Collection entries:
━━━━━━━━━━━━━━━━
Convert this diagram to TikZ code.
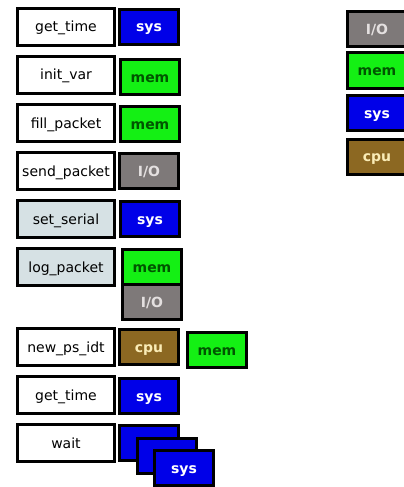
\documentclass[tikz,border=0pt]{standalone}
\usepackage{fontspec}
\setmainfont{DejaVu Sans}
\usepackage{xcolor}
\usepackage{tikz}
\usetikzlibrary{positioning}

\definecolor{syscol}{RGB}{0,0,232}
\definecolor{memcol}{RGB}{20,240,20}
\definecolor{memtxt}{RGB}{0,85,0}
\definecolor{iocol}{RGB}{126,121,121}
\definecolor{iotxt}{RGB}{228,224,224}
\definecolor{cpucol}{RGB}{140,104,34}
\definecolor{cputxt}{RGB}{250,236,182}
\definecolor{shade}{RGB}{214,225,228}

\tikzset{
  fn/.style={draw, line width=3pt, minimum width=97pt, minimum height=37pt,
    inner sep=0pt, text height=10pt, text depth=0pt,
    font=\fontsize{14}{14}\selectfont},
  res/.style={draw, line width=3pt, minimum width=59pt, minimum height=35pt,
    inner sep=0pt, text height=10pt, text depth=0pt,
    font=\bfseries\fontsize{14}{14}\selectfont},
  sysbox/.style={res, fill=syscol, text=white},
  membox/.style={res, fill=memcol, text=memtxt},
  iobox/.style={res, fill=iocol, text=iotxt},
  cpubox/.style={res, fill=cpucol, text=cputxt}
}

\begin{document}
\begin{tikzpicture}[x=1pt, y=-1pt]
\useasboundingbox (0,0) rectangle (404,487);
% call sequence
\foreach \name/\txt/\y/\fc in {f1/get\_time/27/white, f2/init\_var/75/white,
    f3/fill\_packet/123/white, f4/send\_packet/171/white, f5/set\_serial/219/shade,
    f6/log\_packet/267/shade, f7/new\_ps\_idt/347/white, f8/get\_time/395/white,
    f9/wait/443/white}
  \node[fn, fill=\fc] (\name) at (66,\y) {\txt};

% resources used by each call
\node[sysbox, right=2pt of f1] (r1) {sys};
\node[membox, right=3pt of f2, yshift=-2pt] (r2) {mem};
\node[membox, right=3pt of f3, yshift=-1pt] (r3) {mem};
\node[iobox, right=2pt of f4] (r4) {I/O};
\node[sysbox, right=3pt of f5] (r5) {sys};
\node[membox, right=5pt of f6] (r6) {mem};
\node[iobox, below=-3pt of r6] (r6b) {I/O};
\node[cpubox, right=2pt of f7] (r7) {cpu};
\node[membox, right=6pt of r7, yshift=-3pt] (r7b) {mem};
\node[sysbox, right=2pt of f8, yshift=-1pt] (r8) {sys};
\node[sysbox, right=2pt of f9] (w1) {};
\node[sysbox, xshift=18pt, yshift=-13pt] (w2) at (w1) {};
\node[sysbox, xshift=17pt, yshift=-12pt] (w3) at (w2) {sys};

% legend
\foreach \name/\sty/\txt/\y in {kio/iobox/{I/O}/29.5, kmem/membox/mem/70.5,
    ksys/sysbox/sys/113, kcpu/cpubox/cpu/156.5}
  \node[\sty] (\name) at (377,\y) {\txt};
\end{tikzpicture}
\end{document}
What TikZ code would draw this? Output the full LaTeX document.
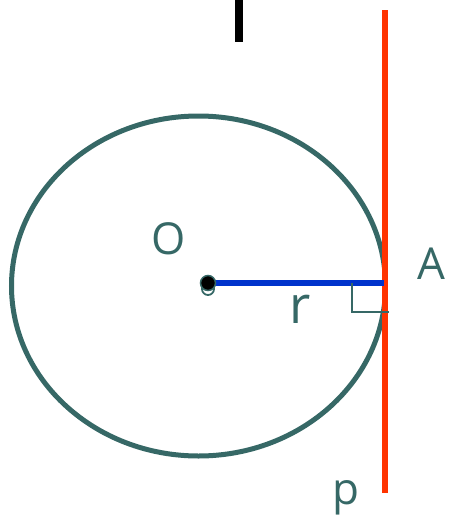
\documentclass[tikz,border=0pt]{standalone}
\usepackage{fontspec}
\setmainfont{Open Sans}
\usepackage{tikz}
\usetikzlibrary{
    arrows.meta,
    positioning
}
\definecolor{CircTeal}{RGB}{54,104,102}
\definecolor{TangRed}{RGB}{255,51,0}
\definecolor{RadBlue}{RGB}{0,51,204}
\tikzset{
  lbl/.style     = {text=CircTeal, inner sep=0pt, anchor=base,
                    font=\fontsize{44}{50}\selectfont},
  circ/.style    = {draw=CircTeal, line width=5pt},
  radius/.style  = {draw=RadBlue, line width=6pt},
  tangent/.style = {draw=TangRed, line width=5.5pt},
  rangle/.style  = {draw=CircTeal, line width=1.5pt},
  cdot/.style    = {circle, fill=black, draw=CircTeal, line width=1.5pt,
                    minimum size=15pt, inner sep=0pt},
  cring/.style   = {circle, draw=CircTeal, line width=1.8pt,
                    minimum size=12pt, inner sep=0pt}
}

\begin{document}
\begin{tikzpicture}[x=1pt,y=-1pt]
\useasboundingbox (0,0) rectangle (450,515);
\draw[line width=8pt] (239,0) -- (239,42);
\draw[circ] (198.5,286) ellipse [x radius=187, y radius=170];
\coordinate (ptop) at (385,10);
\coordinate (pbot) at (385,493);
\coordinate (A) at (384,283);
\coordinate (ctr) at (208,283);
\draw[tangent] (ptop) -- (pbot);
\node[cring] (ring) at (208,289) {};
\draw[radius] (ctr) -- (A);
\node[cdot] (O) at (ctr) {};
\draw[rangle] (352,283) -- (352,312) -- (389,312);
\node[lbl] (lblO) at (169,254) {O};
\node[lbl] (lblA) at (431,279) {A};
\node[lbl, font=\fontsize{52}{58}\selectfont] (lblr) at (300.5,323) {r};
\node[lbl] (lblp) at (345.5,504) {p};
\end{tikzpicture}
\end{document}
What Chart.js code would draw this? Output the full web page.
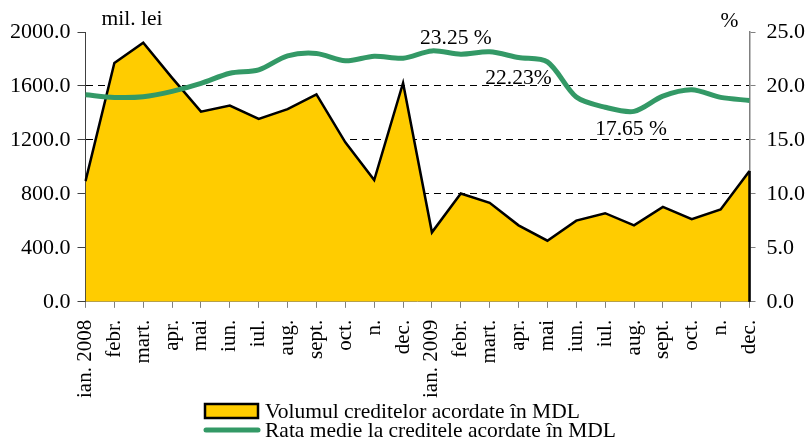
━━━━━━━━━━━━━━━━
■ **Brief**: Take the lines from the one containing "What TikZ code" through the final line of the listing above and print them exactly, including both ends but no pictures.

■ **Reply**:
What TikZ code would draw this? Output the full LaTeX document.
\documentclass[tikz,border=0pt]{standalone}
\usepackage{fontspec}
\setmainfont{Open Sans}
\usepackage{tikz}
\usetikzlibrary{
    arrows.meta,
    positioning
}
\definecolor{CircTeal}{RGB}{54,104,102}
\definecolor{TangRed}{RGB}{255,51,0}
\definecolor{RadBlue}{RGB}{0,51,204}
\tikzset{
  lbl/.style     = {text=CircTeal, inner sep=0pt, anchor=base,
                    font=\fontsize{44}{50}\selectfont},
  circ/.style    = {draw=CircTeal, line width=5pt},
  radius/.style  = {draw=RadBlue, line width=6pt},
  tangent/.style = {draw=TangRed, line width=5.5pt},
  rangle/.style  = {draw=CircTeal, line width=1.5pt},
  cdot/.style    = {circle, fill=black, draw=CircTeal, line width=1.5pt,
                    minimum size=15pt, inner sep=0pt},
  cring/.style   = {circle, draw=CircTeal, line width=1.8pt,
                    minimum size=12pt, inner sep=0pt}
}

\begin{document}
\begin{tikzpicture}[x=1pt,y=-1pt]
\useasboundingbox (0,0) rectangle (450,515);
\draw[line width=8pt] (239,0) -- (239,42);
\draw[circ] (198.5,286) ellipse [x radius=187, y radius=170];
\coordinate (ptop) at (385,10);
\coordinate (pbot) at (385,493);
\coordinate (A) at (384,283);
\coordinate (ctr) at (208,283);
\draw[tangent] (ptop) -- (pbot);
\node[cring] (ring) at (208,289) {};
\draw[radius] (ctr) -- (A);
\node[cdot] (O) at (ctr) {};
\draw[rangle] (352,283) -- (352,312) -- (389,312);
\node[lbl] (lblO) at (169,254) {O};
\node[lbl] (lblA) at (431,279) {A};
\node[lbl, font=\fontsize{52}{58}\selectfont] (lblr) at (300.5,323) {r};
\node[lbl] (lblp) at (345.5,504) {p};
\end{tikzpicture}
\end{document}
What Chart.js code would draw this? Output the full web page.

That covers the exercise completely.